How Does WOGI’s Rewards Infrastructure Work?
- The distinction between a brand aggregator and a rewards infrastructure platform describes a fundamentally different product architecture. A brand aggregator like Mooments connects clients to a catalogue, whereas an infrastructure platform like WOGI issues, delivers, tracks, and settles rewards at scale across markets, currencies, and programme types simultaneously.
- Clients can embed WOGI’s rewards capability directly into their own systems via a rewards programme API, run self-serve campaigns across multiple markets and languages, manage a full points bank with instant redemption, or deploy fully white-labelled programmes at enterprise scale. The end result is a seamlessly integrated end-user experience into the client’s own product that recipients rarely realise they are redeeming through WOGI at all.

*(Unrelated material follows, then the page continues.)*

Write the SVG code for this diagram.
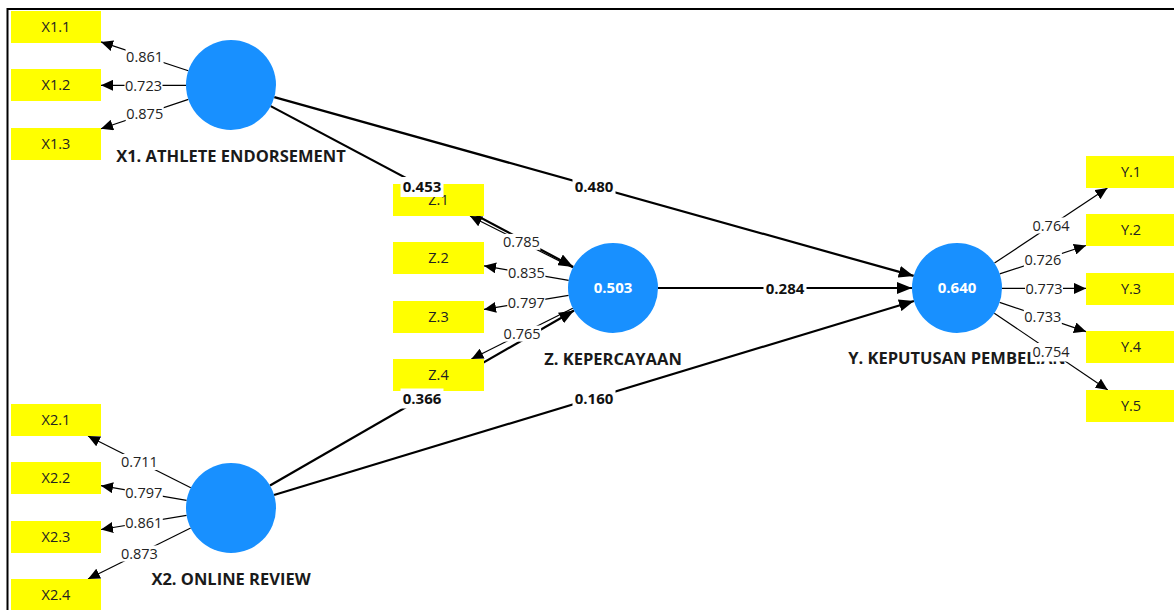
<svg xmlns="http://www.w3.org/2000/svg" width="1174" height="610" viewBox="0 0 1174 610">
<style>
.lv{fill:#1890ff}
.ind{fill:#ffff00}
.it{font-family:"Open Sans","Noto Sans",sans-serif;font-size:14.5px;fill:#222;text-anchor:middle}
.nl{font-family:"Open Sans","Noto Sans",sans-serif;font-size:16.5px;font-weight:bold;fill:#1a1a1a;text-anchor:middle}
.nv{font-family:"Open Sans","Noto Sans",sans-serif;font-size:15px;font-weight:bold;fill:#fff;text-anchor:middle}
.ld{stroke:#000;stroke-width:1.2;fill:none;marker-end:url(#aL)}
.pt{stroke:#000;stroke-width:2.2;fill:none;marker-end:url(#aP)}
.lt{font-family:"Open Sans","Noto Sans",sans-serif;font-size:14.5px;fill:#222;text-anchor:middle}
.pl{font-family:"Open Sans","Noto Sans",sans-serif;font-size:15px;font-weight:bold;fill:#111;text-anchor:middle}
.bg{fill:#fff}
</style>
<defs>
<marker id="aL" markerUnits="userSpaceOnUse" viewBox="0 0 12 11" refX="12" refY="5.5" markerWidth="12" markerHeight="11" orient="auto"><path d="M0,0 L12,5.5 L0,11 z" fill="#000"/></marker>
<marker id="aP" markerUnits="userSpaceOnUse" viewBox="0 0 15 12" refX="15" refY="6" markerWidth="15" markerHeight="12" orient="auto"><path d="M0,0 L15,6 L0,12 z" fill="#000"/></marker>
</defs>
<rect x="0" y="0" width="1174" height="610" fill="#fff"/>
<rect x="7.5" y="9" width="1300" height="700" fill="none" stroke="#000" stroke-width="2"/>
<g id="connectors">
<line class="ld" x1="188.3" y1="70.8" x2="101" y2="41.9"/>
<line class="ld" x1="186" y1="85.3" x2="101" y2="85.3"/>
<line class="ld" x1="188.4" y1="99.4" x2="101" y2="128.8"/>
<line class="ld" x1="190.8" y1="487.8" x2="88" y2="436"/>
<line class="ld" x1="186.6" y1="500.4" x2="101" y2="485.7"/>
<line class="ld" x1="186.6" y1="515.4" x2="101" y2="529.5"/>
<line class="ld" x1="190.7" y1="528" x2="88" y2="579"/>
<line class="ld" x1="572.8" y1="267.7" x2="470" y2="216"/>
<line class="ld" x1="568.7" y1="280.4" x2="484" y2="265.8"/>
<line class="ld" x1="568.6" y1="295.4" x2="484" y2="309.4"/>
<line class="ld" x1="572.8" y1="308.2" x2="471.4" y2="359"/>
<line class="ld" x1="994.5" y1="263.1" x2="1107.4" y2="188"/>
<line class="ld" x1="999.7" y1="273.9" x2="1086" y2="245.5"/>
<line class="ld" x1="1002" y1="288.4" x2="1086" y2="288.4"/>
<line class="ld" x1="999.6" y1="302.4" x2="1086" y2="331.6"/>
<line class="ld" x1="994.3" y1="313.2" x2="1107.8" y2="390"/>
<line class="pt" x1="270.7" y1="106.1" x2="573.3" y2="266.9"/>
<line class="pt" x1="274.3" y1="97.1" x2="913.7" y2="275.9"/>
<line class="pt" x1="658" y1="288" x2="912" y2="288"/>
<line class="pt" x1="270" y1="485.5" x2="574" y2="310.5"/>
<line class="pt" x1="274" y1="495" x2="914" y2="301"/>
</g>
<g id="X1">
<circle class="lv" cx="231" cy="85" r="45"/>
<text class="nl" x="231" y="162">X1. ATHLETE ENDORSEMENT</text>
</g>
<g id="X2">
<circle class="lv" cx="231" cy="508" r="45"/>
<text class="nl" x="231" y="585">X2. ONLINE REVIEW</text>
</g>
<g id="Z">
<circle class="lv" cx="613" cy="288" r="45"/>
<text class="nv" x="613" y="293">0.503</text>
<text class="nl" x="613" y="365">Z. KEPERCAYAAN</text>
</g>
<g id="Y">
<circle class="lv" cx="957" cy="288" r="45"/>
<text class="nv" x="957" y="293">0.640</text>
<text class="nl" x="957" y="364">Y. KEPUTUSAN PEMBELIAN</text>
</g>
<g id="X1.1"><rect class="ind" x="11" y="11" width="90" height="32"/><text class="it" x="56" y="32">X1.1</text></g>
<g id="X1.2"><rect class="ind" x="11" y="69" width="90" height="32"/><text class="it" x="56" y="90">X1.2</text></g>
<g id="X1.3"><rect class="ind" x="11" y="128" width="90" height="32"/><text class="it" x="56" y="149">X1.3</text></g>
<g id="X2.1"><rect class="ind" x="11" y="404" width="90" height="32"/><text class="it" x="56" y="425">X2.1</text></g>
<g id="X2.2"><rect class="ind" x="11" y="462" width="90" height="32"/><text class="it" x="56" y="483">X2.2</text></g>
<g id="X2.3"><rect class="ind" x="11" y="521" width="90" height="32"/><text class="it" x="56" y="542">X2.3</text></g>
<g id="X2.4"><rect class="ind" x="11" y="579" width="90" height="32"/><text class="it" x="56" y="600">X2.4</text></g>
<g id="Z.1"><rect class="ind" x="393" y="184" width="91" height="32"/><text class="it" x="438.5" y="205">Z.1</text></g>
<g id="Z.2"><rect class="ind" x="393" y="242" width="91" height="32"/><text class="it" x="438.5" y="263">Z.2</text></g>
<g id="Z.3"><rect class="ind" x="393" y="301" width="91" height="32"/><text class="it" x="438.5" y="322">Z.3</text></g>
<g id="Z.4"><rect class="ind" x="393" y="359" width="91" height="32"/><text class="it" x="438.5" y="380">Z.4</text></g>
<g id="Y.1"><rect class="ind" x="1086" y="156" width="91" height="32"/><text class="it" x="1131" y="177">Y.1</text></g>
<g id="Y.2"><rect class="ind" x="1086" y="214" width="91" height="32"/><text class="it" x="1131" y="235">Y.2</text></g>
<g id="Y.3"><rect class="ind" x="1086" y="273" width="91" height="32"/><text class="it" x="1131" y="294">Y.3</text></g>
<g id="Y.4"><rect class="ind" x="1086" y="331" width="91" height="32"/><text class="it" x="1131" y="352">Y.4</text></g>
<g id="Y.5"><rect class="ind" x="1086" y="390" width="91" height="32"/><text class="it" x="1131" y="411">Y.5</text></g>
<g id="connector-labels">
<rect class="bg" x="125.6" y="48.3" width="38" height="16"/><text class="lt" x="144.6" y="61.5">0.861</text>
<rect class="bg" x="124.5" y="77.3" width="38" height="16"/><text class="lt" x="143.5" y="90.5">0.723</text>
<rect class="bg" x="125.7" y="106" width="38" height="16"/><text class="lt" x="144.7" y="119.2">0.875</text>
<rect class="bg" x="120.4" y="454" width="38" height="16"/><text class="lt" x="139.4" y="467.2">0.711</text>
<rect class="bg" x="124.8" y="485" width="38" height="16"/><text class="lt" x="143.8" y="498.2">0.797</text>
<rect class="bg" x="124.8" y="514.5" width="38" height="16"/><text class="lt" x="143.8" y="527.7">0.861</text>
<rect class="bg" x="120.4" y="545.5" width="38" height="16"/><text class="lt" x="139.4" y="558.7">0.873</text>
<rect class="bg" x="502.4" y="233.9" width="38" height="16"/><text class="lt" x="521.4" y="247.1">0.785</text>
<rect class="bg" x="507.4" y="265.1" width="38" height="16"/><text class="lt" x="526.4" y="278.3">0.835</text>
<rect class="bg" x="507.3" y="294.4" width="38" height="16"/><text class="lt" x="526.3" y="307.6">0.797</text>
<rect class="bg" x="503.1" y="325.6" width="38" height="16"/><text class="lt" x="522.1" y="338.8">0.765</text>
<rect class="bg" x="1032" y="217.5" width="38" height="16"/><text class="lt" x="1051" y="230.7">0.764</text>
<rect class="bg" x="1023.9" y="251.7" width="38" height="16"/><text class="lt" x="1042.9" y="264.9">0.726</text>
<rect class="bg" x="1025" y="280.4" width="38" height="16"/><text class="lt" x="1044" y="293.6">0.773</text>
<rect class="bg" x="1023.8" y="309" width="38" height="16"/><text class="lt" x="1042.8" y="322.2">0.733</text>
<rect class="bg" x="1033" y="343" width="37" height="18.5"/><text class="lt" x="1051" y="356.8">0.754</text>
<rect class="bg" x="400.5" y="177" width="43" height="20"/><text class="pl" x="422" y="192">0.453</text>
<rect class="bg" x="572.5" y="177" width="43" height="20"/><text class="pl" x="594" y="192">0.480</text>
<rect class="bg" x="763.5" y="278.5" width="43" height="20"/><text class="pl" x="785" y="293.5">0.284</text>
<rect class="bg" x="400.5" y="388.5" width="43" height="20"/><text class="pl" x="422" y="403.5">0.366</text>
<rect class="bg" x="572.5" y="388.5" width="43" height="20"/><text class="pl" x="594" y="403.5">0.160</text>
</g>
</svg>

- The platform offers four solutions, with DASH, CONNECT and RWRDS for businesses and RBS Hub for brand merchants. CONNECT powers the reward catalog and redemption of any API-integrated loyalty and recognition programmes embedded directly into client systems. DASH enables self-serve rewards campaign management with full tracking. RWRDS provides the points bank and milestone automation for long-term loyalty platforms. RBS Hub is a voucher processing and management tool that expands channel sales for brands. Underlying all four is a centralised wallet infrastructure managing funds across 50+ markets, settled in 16 local currencies, backed by ISO 9001:2015 and ISO/IEC 27001:2022 certification.